-- Begin Records for the task --
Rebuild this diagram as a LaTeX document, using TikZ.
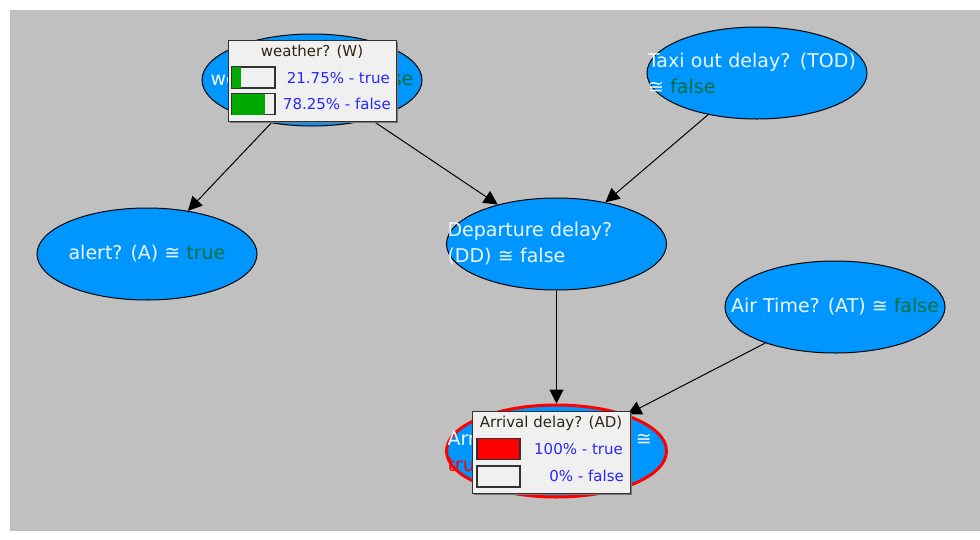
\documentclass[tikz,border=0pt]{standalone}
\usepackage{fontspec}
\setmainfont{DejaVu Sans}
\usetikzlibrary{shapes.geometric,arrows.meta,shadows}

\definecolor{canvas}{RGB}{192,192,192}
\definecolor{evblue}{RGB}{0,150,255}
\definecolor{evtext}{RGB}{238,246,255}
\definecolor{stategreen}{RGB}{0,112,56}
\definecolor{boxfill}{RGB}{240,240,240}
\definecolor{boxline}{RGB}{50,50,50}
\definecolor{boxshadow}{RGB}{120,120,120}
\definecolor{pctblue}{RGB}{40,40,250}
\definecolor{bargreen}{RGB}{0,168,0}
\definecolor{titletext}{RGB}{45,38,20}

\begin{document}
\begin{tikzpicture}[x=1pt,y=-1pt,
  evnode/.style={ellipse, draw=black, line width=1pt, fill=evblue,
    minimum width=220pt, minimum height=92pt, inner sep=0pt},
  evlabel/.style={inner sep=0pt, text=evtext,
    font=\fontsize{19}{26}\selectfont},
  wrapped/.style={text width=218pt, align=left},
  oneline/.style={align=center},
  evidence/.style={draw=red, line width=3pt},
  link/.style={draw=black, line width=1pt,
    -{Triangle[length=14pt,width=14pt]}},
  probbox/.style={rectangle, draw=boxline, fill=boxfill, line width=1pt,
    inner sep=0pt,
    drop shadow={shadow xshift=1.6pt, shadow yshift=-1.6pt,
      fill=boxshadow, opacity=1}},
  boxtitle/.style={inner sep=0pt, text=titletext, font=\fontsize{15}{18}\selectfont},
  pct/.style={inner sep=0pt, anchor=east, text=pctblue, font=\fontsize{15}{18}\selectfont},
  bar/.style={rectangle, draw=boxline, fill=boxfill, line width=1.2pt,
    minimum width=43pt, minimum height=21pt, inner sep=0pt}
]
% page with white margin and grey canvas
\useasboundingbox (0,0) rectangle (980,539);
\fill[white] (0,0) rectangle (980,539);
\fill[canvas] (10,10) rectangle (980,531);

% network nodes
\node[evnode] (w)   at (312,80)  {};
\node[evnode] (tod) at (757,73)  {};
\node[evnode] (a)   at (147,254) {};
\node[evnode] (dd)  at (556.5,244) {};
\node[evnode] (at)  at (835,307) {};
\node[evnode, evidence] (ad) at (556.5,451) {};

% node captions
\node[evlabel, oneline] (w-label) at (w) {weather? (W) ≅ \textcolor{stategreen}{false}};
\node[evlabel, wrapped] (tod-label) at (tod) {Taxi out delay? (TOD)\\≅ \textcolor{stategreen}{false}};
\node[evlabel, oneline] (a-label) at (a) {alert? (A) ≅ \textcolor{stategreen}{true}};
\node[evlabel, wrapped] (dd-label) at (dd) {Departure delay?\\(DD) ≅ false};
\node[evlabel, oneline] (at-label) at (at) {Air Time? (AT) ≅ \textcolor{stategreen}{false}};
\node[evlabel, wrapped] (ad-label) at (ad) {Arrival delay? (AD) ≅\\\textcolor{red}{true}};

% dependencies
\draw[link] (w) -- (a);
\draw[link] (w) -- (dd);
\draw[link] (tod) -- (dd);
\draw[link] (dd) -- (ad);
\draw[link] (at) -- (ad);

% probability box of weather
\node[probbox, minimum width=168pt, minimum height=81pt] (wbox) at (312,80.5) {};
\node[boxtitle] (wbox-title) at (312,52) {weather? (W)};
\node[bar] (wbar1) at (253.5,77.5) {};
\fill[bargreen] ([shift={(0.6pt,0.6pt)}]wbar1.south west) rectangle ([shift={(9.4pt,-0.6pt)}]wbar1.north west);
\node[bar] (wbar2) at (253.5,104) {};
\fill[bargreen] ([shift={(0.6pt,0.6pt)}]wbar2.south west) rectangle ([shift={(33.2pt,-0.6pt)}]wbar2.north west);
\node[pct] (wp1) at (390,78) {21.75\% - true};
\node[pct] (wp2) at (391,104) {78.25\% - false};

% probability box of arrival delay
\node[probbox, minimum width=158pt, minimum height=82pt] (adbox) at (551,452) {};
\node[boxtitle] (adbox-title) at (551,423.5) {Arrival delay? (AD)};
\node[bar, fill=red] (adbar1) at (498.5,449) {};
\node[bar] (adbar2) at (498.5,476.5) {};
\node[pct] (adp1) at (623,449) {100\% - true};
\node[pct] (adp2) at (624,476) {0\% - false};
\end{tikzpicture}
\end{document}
-- End Records for the task --
-- Begin Records for the task --
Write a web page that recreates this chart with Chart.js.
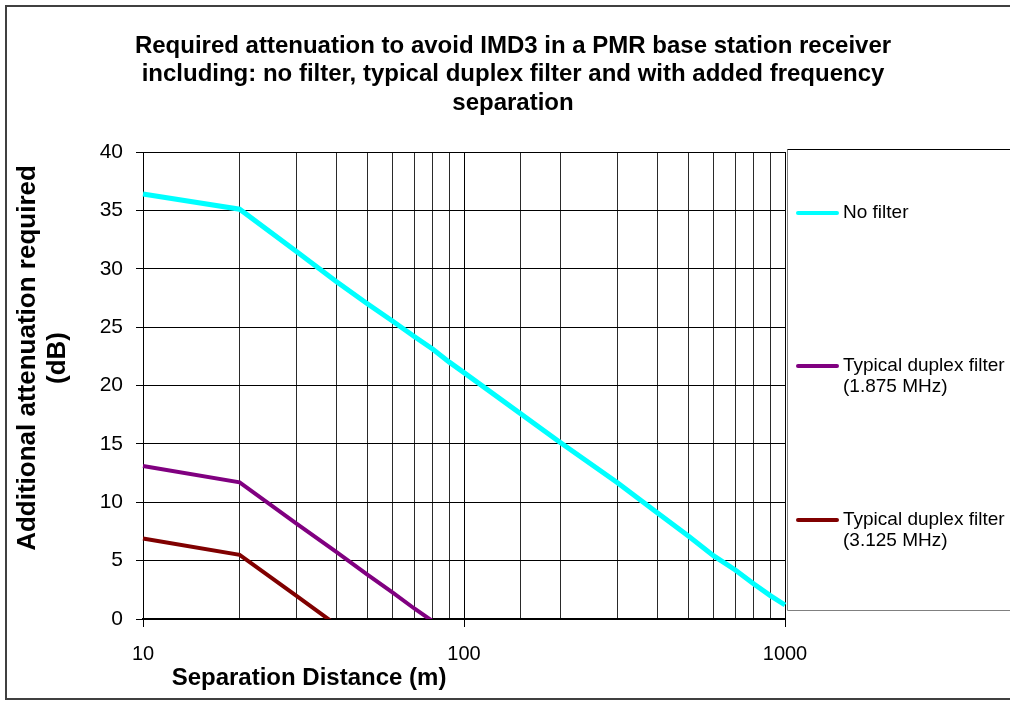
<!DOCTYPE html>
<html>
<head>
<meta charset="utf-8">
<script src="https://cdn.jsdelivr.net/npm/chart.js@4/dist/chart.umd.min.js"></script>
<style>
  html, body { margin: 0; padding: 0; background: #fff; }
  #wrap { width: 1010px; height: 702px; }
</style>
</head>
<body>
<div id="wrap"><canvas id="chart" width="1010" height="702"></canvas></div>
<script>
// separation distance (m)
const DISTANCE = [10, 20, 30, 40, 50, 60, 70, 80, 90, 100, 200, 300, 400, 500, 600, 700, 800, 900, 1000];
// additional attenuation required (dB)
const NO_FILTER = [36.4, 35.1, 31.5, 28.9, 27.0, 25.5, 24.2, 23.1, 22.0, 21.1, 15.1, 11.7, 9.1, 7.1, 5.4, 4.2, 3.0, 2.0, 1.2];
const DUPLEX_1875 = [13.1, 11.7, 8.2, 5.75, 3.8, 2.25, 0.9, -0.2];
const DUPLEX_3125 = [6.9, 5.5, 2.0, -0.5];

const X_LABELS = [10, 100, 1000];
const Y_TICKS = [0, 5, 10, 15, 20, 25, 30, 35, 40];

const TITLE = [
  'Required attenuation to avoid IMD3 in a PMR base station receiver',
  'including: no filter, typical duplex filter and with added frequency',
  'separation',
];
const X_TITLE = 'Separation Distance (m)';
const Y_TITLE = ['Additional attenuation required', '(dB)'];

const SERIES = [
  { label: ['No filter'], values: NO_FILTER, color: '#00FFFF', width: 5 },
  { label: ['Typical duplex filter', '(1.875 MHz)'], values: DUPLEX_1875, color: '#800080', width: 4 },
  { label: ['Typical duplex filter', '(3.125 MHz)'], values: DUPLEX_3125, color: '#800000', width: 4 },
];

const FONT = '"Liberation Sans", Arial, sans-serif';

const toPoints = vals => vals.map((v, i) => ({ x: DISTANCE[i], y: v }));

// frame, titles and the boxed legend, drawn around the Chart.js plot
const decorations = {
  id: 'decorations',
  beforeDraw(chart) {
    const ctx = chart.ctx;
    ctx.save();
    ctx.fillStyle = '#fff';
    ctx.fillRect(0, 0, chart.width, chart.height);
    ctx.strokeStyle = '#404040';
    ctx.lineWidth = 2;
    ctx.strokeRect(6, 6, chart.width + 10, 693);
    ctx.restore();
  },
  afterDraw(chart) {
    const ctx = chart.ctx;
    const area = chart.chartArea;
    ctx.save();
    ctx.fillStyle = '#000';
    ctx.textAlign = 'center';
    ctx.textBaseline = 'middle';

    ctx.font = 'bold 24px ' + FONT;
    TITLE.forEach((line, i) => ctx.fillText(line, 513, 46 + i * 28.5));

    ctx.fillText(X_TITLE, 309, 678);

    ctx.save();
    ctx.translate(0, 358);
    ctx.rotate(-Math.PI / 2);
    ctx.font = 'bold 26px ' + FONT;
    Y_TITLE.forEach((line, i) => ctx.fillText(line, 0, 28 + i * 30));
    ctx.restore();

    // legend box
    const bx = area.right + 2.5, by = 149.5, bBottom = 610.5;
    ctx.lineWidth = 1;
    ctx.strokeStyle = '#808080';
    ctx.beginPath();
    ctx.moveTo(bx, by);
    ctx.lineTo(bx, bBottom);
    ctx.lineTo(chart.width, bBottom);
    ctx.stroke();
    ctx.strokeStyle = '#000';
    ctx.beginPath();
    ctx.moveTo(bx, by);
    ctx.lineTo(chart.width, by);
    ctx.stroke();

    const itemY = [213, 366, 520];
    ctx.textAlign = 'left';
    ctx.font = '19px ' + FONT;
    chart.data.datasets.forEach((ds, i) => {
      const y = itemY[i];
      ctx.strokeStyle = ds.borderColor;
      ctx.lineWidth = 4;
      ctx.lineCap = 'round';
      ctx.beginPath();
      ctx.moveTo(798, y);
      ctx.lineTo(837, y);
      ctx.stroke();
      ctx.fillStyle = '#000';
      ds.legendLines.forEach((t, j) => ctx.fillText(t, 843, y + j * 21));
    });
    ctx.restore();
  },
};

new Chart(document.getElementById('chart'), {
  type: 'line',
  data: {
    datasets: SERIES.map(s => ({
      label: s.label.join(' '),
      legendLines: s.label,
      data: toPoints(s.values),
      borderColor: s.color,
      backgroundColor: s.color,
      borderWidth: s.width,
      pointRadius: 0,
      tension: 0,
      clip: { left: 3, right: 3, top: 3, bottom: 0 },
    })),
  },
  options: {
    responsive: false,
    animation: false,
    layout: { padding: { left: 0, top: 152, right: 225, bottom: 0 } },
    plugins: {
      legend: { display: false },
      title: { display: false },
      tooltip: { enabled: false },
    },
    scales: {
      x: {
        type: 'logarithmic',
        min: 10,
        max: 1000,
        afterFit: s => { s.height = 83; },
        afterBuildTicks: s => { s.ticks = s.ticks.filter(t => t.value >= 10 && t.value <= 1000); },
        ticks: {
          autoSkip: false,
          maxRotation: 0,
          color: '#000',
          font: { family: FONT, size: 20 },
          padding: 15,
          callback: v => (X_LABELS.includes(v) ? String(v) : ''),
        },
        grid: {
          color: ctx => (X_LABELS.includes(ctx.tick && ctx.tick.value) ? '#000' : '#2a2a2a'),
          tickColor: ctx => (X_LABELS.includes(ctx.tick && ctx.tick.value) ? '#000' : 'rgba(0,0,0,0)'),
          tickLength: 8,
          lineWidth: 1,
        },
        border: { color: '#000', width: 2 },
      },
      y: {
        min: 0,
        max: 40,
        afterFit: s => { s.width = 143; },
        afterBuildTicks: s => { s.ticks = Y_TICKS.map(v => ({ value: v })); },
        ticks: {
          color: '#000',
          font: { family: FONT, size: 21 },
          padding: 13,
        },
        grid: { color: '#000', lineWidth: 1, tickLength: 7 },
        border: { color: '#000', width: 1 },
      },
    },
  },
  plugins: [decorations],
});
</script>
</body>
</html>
-- End Records for the task --
-- Begin Records for the task --
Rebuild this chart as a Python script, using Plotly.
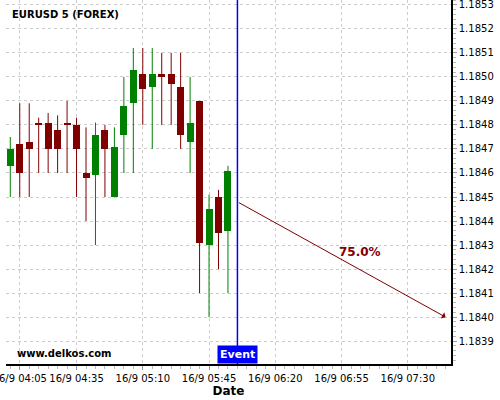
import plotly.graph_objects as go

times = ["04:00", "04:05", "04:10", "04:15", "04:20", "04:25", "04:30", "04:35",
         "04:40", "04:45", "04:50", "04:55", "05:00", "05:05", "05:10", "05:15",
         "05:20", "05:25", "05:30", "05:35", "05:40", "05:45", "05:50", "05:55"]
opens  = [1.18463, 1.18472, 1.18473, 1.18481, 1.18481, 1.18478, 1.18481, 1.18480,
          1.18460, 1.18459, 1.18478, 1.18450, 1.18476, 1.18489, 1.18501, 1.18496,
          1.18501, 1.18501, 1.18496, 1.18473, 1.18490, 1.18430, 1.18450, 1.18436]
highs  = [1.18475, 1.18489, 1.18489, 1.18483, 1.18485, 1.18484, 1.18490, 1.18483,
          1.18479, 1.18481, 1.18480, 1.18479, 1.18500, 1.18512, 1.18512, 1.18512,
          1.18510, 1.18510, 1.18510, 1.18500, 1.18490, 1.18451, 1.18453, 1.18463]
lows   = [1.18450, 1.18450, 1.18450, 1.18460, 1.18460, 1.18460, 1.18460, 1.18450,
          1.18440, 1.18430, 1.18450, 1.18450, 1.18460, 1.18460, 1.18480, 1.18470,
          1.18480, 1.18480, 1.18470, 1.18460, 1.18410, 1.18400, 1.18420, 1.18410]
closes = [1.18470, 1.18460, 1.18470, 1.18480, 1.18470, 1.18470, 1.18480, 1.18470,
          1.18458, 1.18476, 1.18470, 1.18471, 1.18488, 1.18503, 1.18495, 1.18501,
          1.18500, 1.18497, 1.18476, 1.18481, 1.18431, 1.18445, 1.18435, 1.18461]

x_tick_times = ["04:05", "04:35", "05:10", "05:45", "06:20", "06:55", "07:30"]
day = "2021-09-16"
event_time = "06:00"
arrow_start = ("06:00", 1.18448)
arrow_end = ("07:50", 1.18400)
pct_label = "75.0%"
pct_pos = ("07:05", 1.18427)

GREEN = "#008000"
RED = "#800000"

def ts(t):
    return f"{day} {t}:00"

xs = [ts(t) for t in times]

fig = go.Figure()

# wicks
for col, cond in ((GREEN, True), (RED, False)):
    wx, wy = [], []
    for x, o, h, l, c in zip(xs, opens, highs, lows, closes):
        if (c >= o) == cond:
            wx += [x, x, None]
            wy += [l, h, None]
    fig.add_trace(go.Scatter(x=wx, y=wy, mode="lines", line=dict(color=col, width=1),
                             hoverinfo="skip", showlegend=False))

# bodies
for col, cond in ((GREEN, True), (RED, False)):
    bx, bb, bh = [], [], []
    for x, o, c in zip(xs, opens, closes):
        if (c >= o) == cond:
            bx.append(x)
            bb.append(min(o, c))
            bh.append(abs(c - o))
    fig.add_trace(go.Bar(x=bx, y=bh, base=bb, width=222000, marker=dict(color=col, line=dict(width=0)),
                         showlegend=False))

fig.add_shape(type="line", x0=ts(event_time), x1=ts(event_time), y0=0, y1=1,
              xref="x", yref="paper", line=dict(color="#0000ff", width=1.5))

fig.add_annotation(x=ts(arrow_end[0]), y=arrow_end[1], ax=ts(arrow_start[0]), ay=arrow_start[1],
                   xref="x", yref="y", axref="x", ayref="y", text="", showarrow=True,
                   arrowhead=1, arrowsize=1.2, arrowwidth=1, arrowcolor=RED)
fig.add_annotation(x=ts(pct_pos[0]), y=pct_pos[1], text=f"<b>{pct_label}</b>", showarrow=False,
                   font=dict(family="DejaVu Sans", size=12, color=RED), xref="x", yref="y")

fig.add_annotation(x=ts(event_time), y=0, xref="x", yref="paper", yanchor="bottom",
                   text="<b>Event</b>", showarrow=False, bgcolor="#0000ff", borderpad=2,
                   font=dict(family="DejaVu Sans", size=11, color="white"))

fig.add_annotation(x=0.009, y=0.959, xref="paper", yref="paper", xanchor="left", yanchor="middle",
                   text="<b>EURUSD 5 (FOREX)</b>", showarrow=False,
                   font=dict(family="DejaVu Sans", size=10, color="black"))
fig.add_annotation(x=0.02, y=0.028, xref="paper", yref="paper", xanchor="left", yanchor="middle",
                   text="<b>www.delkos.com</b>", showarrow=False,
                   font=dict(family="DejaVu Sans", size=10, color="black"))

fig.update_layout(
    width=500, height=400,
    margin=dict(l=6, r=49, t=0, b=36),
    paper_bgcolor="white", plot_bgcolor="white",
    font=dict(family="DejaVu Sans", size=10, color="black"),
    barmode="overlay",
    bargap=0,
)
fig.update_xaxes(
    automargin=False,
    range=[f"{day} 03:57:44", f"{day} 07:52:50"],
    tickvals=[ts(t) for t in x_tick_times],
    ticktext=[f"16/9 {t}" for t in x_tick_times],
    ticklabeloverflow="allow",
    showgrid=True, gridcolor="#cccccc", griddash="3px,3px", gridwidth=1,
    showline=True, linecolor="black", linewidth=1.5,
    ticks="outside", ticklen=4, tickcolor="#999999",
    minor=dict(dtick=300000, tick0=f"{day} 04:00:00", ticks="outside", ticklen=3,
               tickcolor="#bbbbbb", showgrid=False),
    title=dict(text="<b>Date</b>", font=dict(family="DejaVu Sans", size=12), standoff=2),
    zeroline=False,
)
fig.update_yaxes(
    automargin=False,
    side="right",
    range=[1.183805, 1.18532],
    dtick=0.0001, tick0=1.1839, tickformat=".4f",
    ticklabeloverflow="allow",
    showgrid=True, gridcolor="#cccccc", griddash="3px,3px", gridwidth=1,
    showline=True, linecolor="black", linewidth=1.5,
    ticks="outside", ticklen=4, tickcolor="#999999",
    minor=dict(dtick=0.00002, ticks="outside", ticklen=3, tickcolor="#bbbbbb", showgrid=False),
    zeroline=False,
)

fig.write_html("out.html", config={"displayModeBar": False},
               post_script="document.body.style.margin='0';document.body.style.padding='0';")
-- End Records for the task --
*Aim*:
Word for word, retype the lines in the entries above that run from the one with "Write a web" through the one with "const toPoints = vals". Both ends count; pictures do not.

*Result for this task*:
Write a web page that recreates this chart with Chart.js.
<!DOCTYPE html>
<html>
<head>
<meta charset="utf-8">
<script src="https://cdn.jsdelivr.net/npm/chart.js@4/dist/chart.umd.min.js"></script>
<style>
  html, body { margin: 0; padding: 0; background: #fff; }
  #wrap { width: 1010px; height: 702px; }
</style>
</head>
<body>
<div id="wrap"><canvas id="chart" width="1010" height="702"></canvas></div>
<script>
// separation distance (m)
const DISTANCE = [10, 20, 30, 40, 50, 60, 70, 80, 90, 100, 200, 300, 400, 500, 600, 700, 800, 900, 1000];
// additional attenuation required (dB)
const NO_FILTER = [36.4, 35.1, 31.5, 28.9, 27.0, 25.5, 24.2, 23.1, 22.0, 21.1, 15.1, 11.7, 9.1, 7.1, 5.4, 4.2, 3.0, 2.0, 1.2];
const DUPLEX_1875 = [13.1, 11.7, 8.2, 5.75, 3.8, 2.25, 0.9, -0.2];
const DUPLEX_3125 = [6.9, 5.5, 2.0, -0.5];

const X_LABELS = [10, 100, 1000];
const Y_TICKS = [0, 5, 10, 15, 20, 25, 30, 35, 40];

const TITLE = [
  'Required attenuation to avoid IMD3 in a PMR base station receiver',
  'including: no filter, typical duplex filter and with added frequency',
  'separation',
];
const X_TITLE = 'Separation Distance (m)';
const Y_TITLE = ['Additional attenuation required', '(dB)'];

const SERIES = [
  { label: ['No filter'], values: NO_FILTER, color: '#00FFFF', width: 5 },
  { label: ['Typical duplex filter', '(1.875 MHz)'], values: DUPLEX_1875, color: '#800080', width: 4 },
  { label: ['Typical duplex filter', '(3.125 MHz)'], values: DUPLEX_3125, color: '#800000', width: 4 },
];

const FONT = '"Liberation Sans", Arial, sans-serif';

const toPoints = vals => vals.map((v, i) => ({ x: DISTANCE[i], y: v }));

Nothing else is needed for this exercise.